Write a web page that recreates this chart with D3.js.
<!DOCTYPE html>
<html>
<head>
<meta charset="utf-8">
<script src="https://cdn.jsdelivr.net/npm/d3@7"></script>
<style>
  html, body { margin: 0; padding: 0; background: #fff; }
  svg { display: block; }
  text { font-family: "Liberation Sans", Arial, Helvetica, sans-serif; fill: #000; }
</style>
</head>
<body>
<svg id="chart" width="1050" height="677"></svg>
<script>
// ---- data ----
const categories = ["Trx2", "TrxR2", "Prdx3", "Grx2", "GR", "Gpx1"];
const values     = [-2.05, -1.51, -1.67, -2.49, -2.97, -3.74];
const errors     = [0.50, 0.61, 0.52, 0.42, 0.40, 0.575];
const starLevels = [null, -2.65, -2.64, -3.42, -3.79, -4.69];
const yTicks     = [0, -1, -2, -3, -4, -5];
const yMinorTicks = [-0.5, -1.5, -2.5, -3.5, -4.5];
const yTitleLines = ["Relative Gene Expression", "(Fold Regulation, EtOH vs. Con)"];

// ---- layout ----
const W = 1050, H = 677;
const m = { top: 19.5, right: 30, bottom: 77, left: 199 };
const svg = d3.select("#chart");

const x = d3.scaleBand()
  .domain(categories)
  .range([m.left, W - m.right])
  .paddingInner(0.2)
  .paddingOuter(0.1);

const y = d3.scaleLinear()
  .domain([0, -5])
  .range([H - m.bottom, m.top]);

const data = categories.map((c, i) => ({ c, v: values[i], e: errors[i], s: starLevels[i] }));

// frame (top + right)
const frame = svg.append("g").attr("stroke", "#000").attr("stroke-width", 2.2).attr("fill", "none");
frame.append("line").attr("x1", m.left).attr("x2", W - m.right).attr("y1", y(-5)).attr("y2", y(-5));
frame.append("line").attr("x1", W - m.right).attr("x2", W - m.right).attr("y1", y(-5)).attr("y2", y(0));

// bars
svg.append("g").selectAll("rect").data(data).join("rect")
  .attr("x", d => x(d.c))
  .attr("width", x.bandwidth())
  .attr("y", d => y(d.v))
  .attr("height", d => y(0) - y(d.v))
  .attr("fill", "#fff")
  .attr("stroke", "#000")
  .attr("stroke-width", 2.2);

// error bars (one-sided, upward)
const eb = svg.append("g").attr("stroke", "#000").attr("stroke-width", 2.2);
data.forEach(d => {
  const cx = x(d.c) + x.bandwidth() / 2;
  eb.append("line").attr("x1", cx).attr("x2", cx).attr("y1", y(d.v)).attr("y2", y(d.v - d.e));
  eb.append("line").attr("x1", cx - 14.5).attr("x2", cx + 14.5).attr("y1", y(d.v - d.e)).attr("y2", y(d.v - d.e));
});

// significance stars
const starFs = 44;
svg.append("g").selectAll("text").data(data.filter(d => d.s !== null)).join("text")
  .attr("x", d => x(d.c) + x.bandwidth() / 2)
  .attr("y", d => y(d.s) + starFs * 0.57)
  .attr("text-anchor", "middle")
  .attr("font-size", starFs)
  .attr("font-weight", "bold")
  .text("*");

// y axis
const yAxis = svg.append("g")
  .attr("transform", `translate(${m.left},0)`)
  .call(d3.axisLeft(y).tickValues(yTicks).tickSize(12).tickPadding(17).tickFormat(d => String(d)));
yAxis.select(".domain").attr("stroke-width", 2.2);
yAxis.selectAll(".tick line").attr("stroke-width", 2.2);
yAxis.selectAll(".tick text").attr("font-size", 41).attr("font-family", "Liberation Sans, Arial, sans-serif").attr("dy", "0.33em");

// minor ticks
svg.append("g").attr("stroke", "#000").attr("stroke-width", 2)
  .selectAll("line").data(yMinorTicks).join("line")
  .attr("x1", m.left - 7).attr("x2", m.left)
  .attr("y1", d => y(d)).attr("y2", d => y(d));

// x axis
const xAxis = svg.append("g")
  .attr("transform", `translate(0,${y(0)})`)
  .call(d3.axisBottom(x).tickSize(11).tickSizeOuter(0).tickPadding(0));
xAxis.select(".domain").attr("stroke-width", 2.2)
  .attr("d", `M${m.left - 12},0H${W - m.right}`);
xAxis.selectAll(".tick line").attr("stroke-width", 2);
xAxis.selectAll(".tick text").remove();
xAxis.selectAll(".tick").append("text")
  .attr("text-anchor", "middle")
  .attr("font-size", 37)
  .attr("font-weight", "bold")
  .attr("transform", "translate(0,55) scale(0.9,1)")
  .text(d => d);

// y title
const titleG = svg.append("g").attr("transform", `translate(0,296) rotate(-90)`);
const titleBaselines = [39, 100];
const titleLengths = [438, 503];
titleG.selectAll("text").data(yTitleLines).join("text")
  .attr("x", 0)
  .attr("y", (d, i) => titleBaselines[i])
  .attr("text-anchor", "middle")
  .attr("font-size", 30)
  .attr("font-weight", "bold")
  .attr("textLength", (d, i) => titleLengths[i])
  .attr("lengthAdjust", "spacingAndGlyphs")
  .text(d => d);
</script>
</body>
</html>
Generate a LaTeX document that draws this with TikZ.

══════

Task instructions: Write out the full listing, keeping every line exactly as it is.

Answer to this problem:
Write a web page that recreates this chart with D3.js.
<!DOCTYPE html>
<html>
<head>
<meta charset="utf-8">
<script src="https://cdn.jsdelivr.net/npm/d3@7"></script>
<style>
  html, body { margin: 0; padding: 0; background: #fff; }
  svg { display: block; }
  text { font-family: "Liberation Sans", Arial, Helvetica, sans-serif; fill: #000; }
</style>
</head>
<body>
<svg id="chart" width="1050" height="677"></svg>
<script>
// ---- data ----
const categories = ["Trx2", "TrxR2", "Prdx3", "Grx2", "GR", "Gpx1"];
const values     = [-2.05, -1.51, -1.67, -2.49, -2.97, -3.74];
const errors     = [0.50, 0.61, 0.52, 0.42, 0.40, 0.575];
const starLevels = [null, -2.65, -2.64, -3.42, -3.79, -4.69];
const yTicks     = [0, -1, -2, -3, -4, -5];
const yMinorTicks = [-0.5, -1.5, -2.5, -3.5, -4.5];
const yTitleLines = ["Relative Gene Expression", "(Fold Regulation, EtOH vs. Con)"];

// ---- layout ----
const W = 1050, H = 677;
const m = { top: 19.5, right: 30, bottom: 77, left: 199 };
const svg = d3.select("#chart");

const x = d3.scaleBand()
  .domain(categories)
  .range([m.left, W - m.right])
  .paddingInner(0.2)
  .paddingOuter(0.1);

const y = d3.scaleLinear()
  .domain([0, -5])
  .range([H - m.bottom, m.top]);

const data = categories.map((c, i) => ({ c, v: values[i], e: errors[i], s: starLevels[i] }));

// frame (top + right)
const frame = svg.append("g").attr("stroke", "#000").attr("stroke-width", 2.2).attr("fill", "none");
frame.append("line").attr("x1", m.left).attr("x2", W - m.right).attr("y1", y(-5)).attr("y2", y(-5));
frame.append("line").attr("x1", W - m.right).attr("x2", W - m.right).attr("y1", y(-5)).attr("y2", y(0));

// bars
svg.append("g").selectAll("rect").data(data).join("rect")
  .attr("x", d => x(d.c))
  .attr("width", x.bandwidth())
  .attr("y", d => y(d.v))
  .attr("height", d => y(0) - y(d.v))
  .attr("fill", "#fff")
  .attr("stroke", "#000")
  .attr("stroke-width", 2.2);

// error bars (one-sided, upward)
const eb = svg.append("g").attr("stroke", "#000").attr("stroke-width", 2.2);
data.forEach(d => {
  const cx = x(d.c) + x.bandwidth() / 2;
  eb.append("line").attr("x1", cx).attr("x2", cx).attr("y1", y(d.v)).attr("y2", y(d.v - d.e));
  eb.append("line").attr("x1", cx - 14.5).attr("x2", cx + 14.5).attr("y1", y(d.v - d.e)).attr("y2", y(d.v - d.e));
});

// significance stars
const starFs = 44;
svg.append("g").selectAll("text").data(data.filter(d => d.s !== null)).join("text")
  .attr("x", d => x(d.c) + x.bandwidth() / 2)
  .attr("y", d => y(d.s) + starFs * 0.57)
  .attr("text-anchor", "middle")
  .attr("font-size", starFs)
  .attr("font-weight", "bold")
  .text("*");

// y axis
const yAxis = svg.append("g")
  .attr("transform", `translate(${m.left},0)`)
  .call(d3.axisLeft(y).tickValues(yTicks).tickSize(12).tickPadding(17).tickFormat(d => String(d)));
yAxis.select(".domain").attr("stroke-width", 2.2);
yAxis.selectAll(".tick line").attr("stroke-width", 2.2);
yAxis.selectAll(".tick text").attr("font-size", 41).attr("font-family", "Liberation Sans, Arial, sans-serif").attr("dy", "0.33em");

// minor ticks
svg.append("g").attr("stroke", "#000").attr("stroke-width", 2)
  .selectAll("line").data(yMinorTicks).join("line")
  .attr("x1", m.left - 7).attr("x2", m.left)
  .attr("y1", d => y(d)).attr("y2", d => y(d));

// x axis
const xAxis = svg.append("g")
  .attr("transform", `translate(0,${y(0)})`)
  .call(d3.axisBottom(x).tickSize(11).tickSizeOuter(0).tickPadding(0));
xAxis.select(".domain").attr("stroke-width", 2.2)
  .attr("d", `M${m.left - 12},0H${W - m.right}`);
xAxis.selectAll(".tick line").attr("stroke-width", 2);
xAxis.selectAll(".tick text").remove();
xAxis.selectAll(".tick").append("text")
  .attr("text-anchor", "middle")
  .attr("font-size", 37)
  .attr("font-weight", "bold")
  .attr("transform", "translate(0,55) scale(0.9,1)")
  .text(d => d);

// y title
const titleG = svg.append("g").attr("transform", `translate(0,296) rotate(-90)`);
const titleBaselines = [39, 100];
const titleLengths = [438, 503];
titleG.selectAll("text").data(yTitleLines).join("text")
  .attr("x", 0)
  .attr("y", (d, i) => titleBaselines[i])
  .attr("text-anchor", "middle")
  .attr("font-size", 30)
  .attr("font-weight", "bold")
  .attr("textLength", (d, i) => titleLengths[i])
  .attr("lengthAdjust", "spacingAndGlyphs")
  .text(d => d);
</script>
</body>
</html>
Generate a LaTeX document that draws this with TikZ.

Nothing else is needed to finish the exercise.